Ross-Lewin left Queensland after these accusations and established himself at his Sangalie plantation on Tanna. The Daphne continued recruiting operations on behalf on Ross-Lewin and the other owners, but focused more on providing labour for the colonists in Fiji. In 1869, while in harbour at Levuka in Fiji, the Daphne was examined by Captain George Palmer of the Royal Navy. Palmer found that the Daphne was fitted out like an "African slaver minus the irons" with the Islanders on board looking emaciated and having little knowledge of why they were on the ship. Palmer was surprised that Ross-Lewin had received a licence from the Queensland Government to undertake recruiting voyages and found that the going price for Islander labour at Levuka was £5 to £6 per head "like so many cattle." Palmer impounded the vessel, released the Islanders and arrested Thomas Pritchard and the captain, a man named Daggett.

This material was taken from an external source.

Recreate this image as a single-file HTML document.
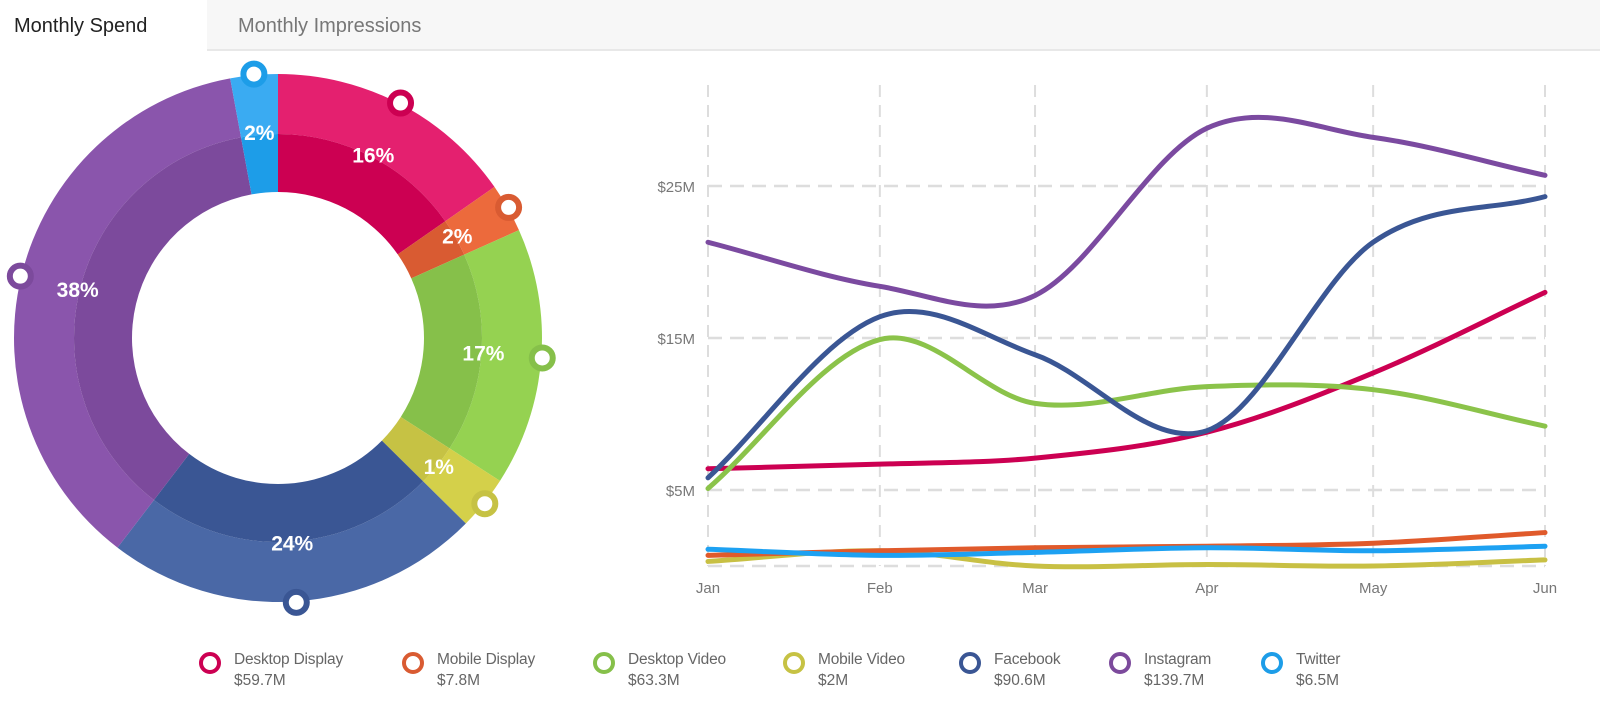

Despite paperwork clearly showing Ross-Lewin as the licence-holder of the vessel, he never faced any charges. Captain Daggett and Pritchard faced trial in Sydney but all charges were quickly dismissed and furthermore, Sir Alfred Stephen, the Chief Justice of the New South Wales Supreme Court found that Captain Palmer had illegally seized the Daphne and ordered him to pay reparations to the owners of the Daphne.

==Death==
In April 1874 at his Sangalie Plantation on the island of Tanna, Ross-Lewin shot a pig belonging to a local man. In an altercation that followed, he punched and knocked down "a native named Jemmy". On the afternoon of the same day, local people came to Sangalie and shot dead Ross-Lewin while he was gardening. At that time, Ross-Lewin's pregnant wife, her two brothers and her son were residing at the plantation. On seeing his dead body, they decided to flee in an open boat taking Ross-Lewin's corpse with them. Both the brothers had dysentery and one died while they were at sea. Ross-Lewin's wife, Eliza, also had a still-birth in the open boat. The survivors were picked up by a passing schooner and taken to Port Havannah where the other brother-in-law later died. Ross-Lewin's body was either buried at sea or at a nearby mission.

==Family==
Ross-Lewin married Eliza Jane Heaney, daughter of Hugh Heaney, in May 1863. After surviving the expulsion from Tanna, Eliza arrived in Sydney in July 1875 with her only surviving child. This child was Harrison Westropp Ross-Lewin who married Harriett Miller in 1888 but deserted her in 1895. His second marriage was to Emily Weekes in 1897 and they had three daughters. Harrison died in 1903 after breaking his back during a fight.